◆ **Aim**
Note each line where "code" appears, and copy it.

Dataset excerpt:
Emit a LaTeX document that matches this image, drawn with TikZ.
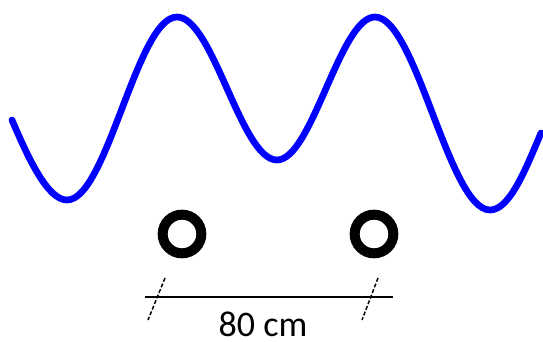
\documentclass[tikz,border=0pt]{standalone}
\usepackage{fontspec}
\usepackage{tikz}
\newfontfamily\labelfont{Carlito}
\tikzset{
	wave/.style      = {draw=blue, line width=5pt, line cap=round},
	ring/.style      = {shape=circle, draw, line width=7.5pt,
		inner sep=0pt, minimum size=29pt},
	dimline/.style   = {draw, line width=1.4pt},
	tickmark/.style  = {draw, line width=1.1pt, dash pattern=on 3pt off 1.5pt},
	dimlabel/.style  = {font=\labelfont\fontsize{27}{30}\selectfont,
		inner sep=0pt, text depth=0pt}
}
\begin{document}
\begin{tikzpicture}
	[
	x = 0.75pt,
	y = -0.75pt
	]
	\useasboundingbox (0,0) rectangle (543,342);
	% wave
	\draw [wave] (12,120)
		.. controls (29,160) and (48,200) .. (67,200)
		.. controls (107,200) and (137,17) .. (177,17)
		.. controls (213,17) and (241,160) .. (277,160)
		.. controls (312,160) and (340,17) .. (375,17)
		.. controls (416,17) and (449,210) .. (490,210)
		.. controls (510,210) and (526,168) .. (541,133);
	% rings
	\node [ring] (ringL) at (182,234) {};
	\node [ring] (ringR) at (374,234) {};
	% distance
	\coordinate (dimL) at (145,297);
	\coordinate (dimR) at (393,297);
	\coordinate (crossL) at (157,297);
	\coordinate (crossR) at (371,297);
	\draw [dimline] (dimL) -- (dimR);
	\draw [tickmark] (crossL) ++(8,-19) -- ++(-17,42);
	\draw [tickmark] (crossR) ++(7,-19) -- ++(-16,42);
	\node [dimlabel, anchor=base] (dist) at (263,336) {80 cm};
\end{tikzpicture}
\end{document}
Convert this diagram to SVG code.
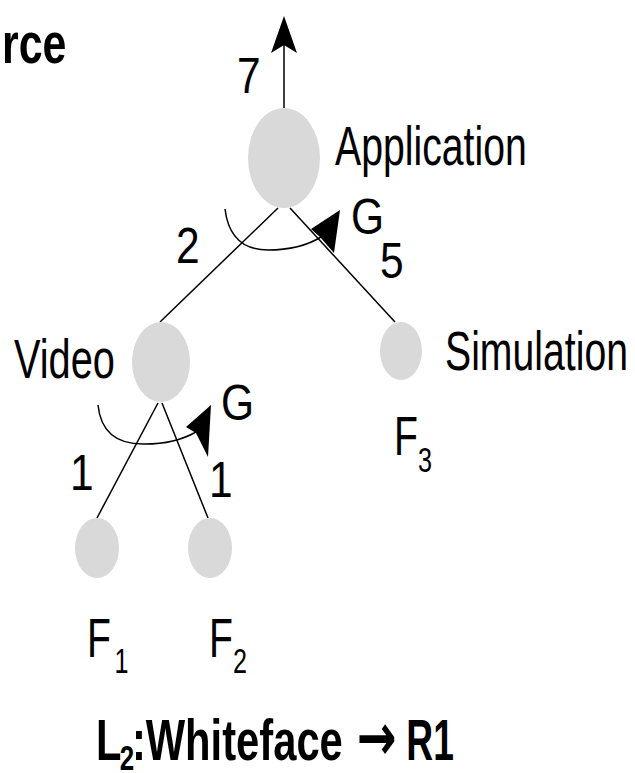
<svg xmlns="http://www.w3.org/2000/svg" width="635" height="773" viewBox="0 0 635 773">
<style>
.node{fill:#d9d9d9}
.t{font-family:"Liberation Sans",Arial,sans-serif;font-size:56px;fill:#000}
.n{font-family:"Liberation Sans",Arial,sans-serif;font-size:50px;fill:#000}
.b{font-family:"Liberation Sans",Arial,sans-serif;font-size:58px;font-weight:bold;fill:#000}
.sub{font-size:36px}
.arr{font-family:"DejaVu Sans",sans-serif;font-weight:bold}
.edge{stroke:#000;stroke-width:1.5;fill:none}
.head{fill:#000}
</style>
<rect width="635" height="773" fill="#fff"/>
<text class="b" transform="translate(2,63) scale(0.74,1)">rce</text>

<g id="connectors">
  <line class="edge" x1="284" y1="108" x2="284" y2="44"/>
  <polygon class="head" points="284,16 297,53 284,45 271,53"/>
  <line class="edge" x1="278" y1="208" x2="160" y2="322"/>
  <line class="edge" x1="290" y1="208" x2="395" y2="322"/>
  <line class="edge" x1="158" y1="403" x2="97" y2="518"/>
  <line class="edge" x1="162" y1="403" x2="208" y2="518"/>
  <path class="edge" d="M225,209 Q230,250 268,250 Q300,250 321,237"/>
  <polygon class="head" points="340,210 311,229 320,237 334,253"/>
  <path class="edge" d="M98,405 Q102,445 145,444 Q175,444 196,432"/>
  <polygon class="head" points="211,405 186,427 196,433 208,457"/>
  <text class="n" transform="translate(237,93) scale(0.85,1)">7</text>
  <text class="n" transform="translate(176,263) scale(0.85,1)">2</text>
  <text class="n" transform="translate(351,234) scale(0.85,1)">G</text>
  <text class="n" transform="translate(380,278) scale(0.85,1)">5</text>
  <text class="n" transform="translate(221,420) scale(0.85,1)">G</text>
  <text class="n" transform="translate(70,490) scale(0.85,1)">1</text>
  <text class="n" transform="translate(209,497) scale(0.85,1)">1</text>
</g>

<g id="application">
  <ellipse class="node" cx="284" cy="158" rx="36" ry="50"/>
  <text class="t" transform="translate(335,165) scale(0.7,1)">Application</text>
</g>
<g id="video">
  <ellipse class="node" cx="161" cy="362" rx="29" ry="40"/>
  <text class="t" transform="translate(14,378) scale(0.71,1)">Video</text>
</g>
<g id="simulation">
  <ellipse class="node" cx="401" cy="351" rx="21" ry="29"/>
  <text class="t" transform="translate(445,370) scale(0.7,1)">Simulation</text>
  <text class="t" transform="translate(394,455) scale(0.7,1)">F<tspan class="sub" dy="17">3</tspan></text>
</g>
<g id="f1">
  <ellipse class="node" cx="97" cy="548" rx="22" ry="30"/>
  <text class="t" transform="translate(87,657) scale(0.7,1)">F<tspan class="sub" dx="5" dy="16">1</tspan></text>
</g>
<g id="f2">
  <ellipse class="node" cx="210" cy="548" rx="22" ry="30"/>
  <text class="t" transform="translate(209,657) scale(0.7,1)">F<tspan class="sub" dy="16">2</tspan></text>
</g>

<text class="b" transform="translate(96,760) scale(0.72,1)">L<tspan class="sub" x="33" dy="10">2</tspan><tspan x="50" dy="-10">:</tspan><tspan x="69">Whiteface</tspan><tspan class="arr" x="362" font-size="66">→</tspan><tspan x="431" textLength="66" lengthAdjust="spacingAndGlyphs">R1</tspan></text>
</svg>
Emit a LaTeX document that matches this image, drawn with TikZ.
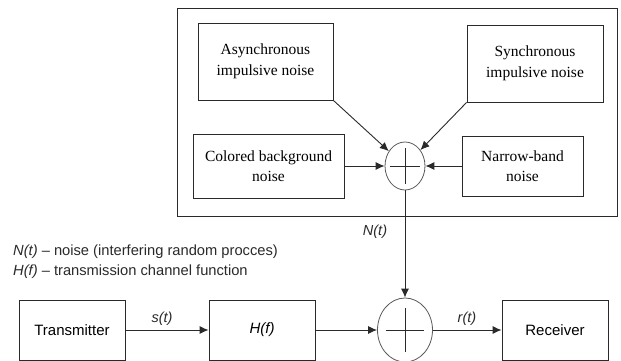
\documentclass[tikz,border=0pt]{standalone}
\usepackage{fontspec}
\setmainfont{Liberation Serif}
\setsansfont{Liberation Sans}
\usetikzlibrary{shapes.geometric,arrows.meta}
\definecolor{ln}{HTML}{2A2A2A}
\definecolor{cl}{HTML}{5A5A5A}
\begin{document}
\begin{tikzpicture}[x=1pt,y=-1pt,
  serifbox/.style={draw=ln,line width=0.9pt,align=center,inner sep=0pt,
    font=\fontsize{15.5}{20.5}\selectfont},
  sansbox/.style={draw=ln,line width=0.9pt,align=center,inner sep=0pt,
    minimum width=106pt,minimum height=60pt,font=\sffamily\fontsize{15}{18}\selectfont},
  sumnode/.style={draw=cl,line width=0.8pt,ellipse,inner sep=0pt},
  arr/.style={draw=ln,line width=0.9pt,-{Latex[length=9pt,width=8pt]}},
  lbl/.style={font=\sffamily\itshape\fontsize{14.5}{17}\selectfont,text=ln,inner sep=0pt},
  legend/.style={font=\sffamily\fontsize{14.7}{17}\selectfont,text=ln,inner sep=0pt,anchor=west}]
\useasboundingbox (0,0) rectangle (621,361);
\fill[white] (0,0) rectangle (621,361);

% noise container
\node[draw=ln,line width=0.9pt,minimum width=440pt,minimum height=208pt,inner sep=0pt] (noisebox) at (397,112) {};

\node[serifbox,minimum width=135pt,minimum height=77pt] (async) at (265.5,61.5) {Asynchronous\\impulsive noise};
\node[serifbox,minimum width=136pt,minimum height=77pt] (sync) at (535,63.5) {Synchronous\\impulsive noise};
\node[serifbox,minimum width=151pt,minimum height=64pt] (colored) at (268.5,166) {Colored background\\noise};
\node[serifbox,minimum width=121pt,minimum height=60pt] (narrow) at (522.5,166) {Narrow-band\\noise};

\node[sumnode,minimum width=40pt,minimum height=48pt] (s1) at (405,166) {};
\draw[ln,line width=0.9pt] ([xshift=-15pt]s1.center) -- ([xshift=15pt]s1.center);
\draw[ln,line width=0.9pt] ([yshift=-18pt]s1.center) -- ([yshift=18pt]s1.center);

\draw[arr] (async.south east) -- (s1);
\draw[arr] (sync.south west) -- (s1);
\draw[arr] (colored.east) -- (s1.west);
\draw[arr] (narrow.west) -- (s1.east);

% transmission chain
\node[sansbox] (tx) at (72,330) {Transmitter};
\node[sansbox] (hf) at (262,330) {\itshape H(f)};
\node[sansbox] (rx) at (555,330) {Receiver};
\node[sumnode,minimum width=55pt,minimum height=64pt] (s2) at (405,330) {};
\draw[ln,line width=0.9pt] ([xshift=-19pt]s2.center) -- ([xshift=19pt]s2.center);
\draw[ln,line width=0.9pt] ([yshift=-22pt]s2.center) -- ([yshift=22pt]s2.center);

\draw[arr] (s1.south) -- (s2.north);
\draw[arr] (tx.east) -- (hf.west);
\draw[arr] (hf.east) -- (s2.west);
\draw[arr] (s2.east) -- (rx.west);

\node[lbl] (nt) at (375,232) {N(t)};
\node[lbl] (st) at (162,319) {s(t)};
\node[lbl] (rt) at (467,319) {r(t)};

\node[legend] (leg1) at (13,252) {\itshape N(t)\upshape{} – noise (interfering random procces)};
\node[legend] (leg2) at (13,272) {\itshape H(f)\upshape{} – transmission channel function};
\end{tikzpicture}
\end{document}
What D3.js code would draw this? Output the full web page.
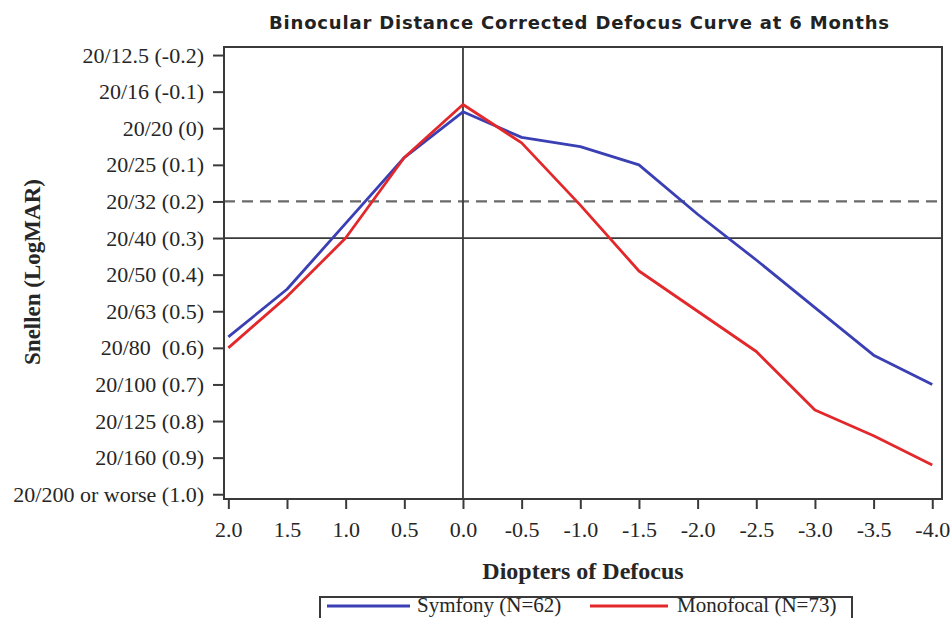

◆ **The result**
Convert this diagram to SVG code.
What D3.js code would draw this? Output the full web page.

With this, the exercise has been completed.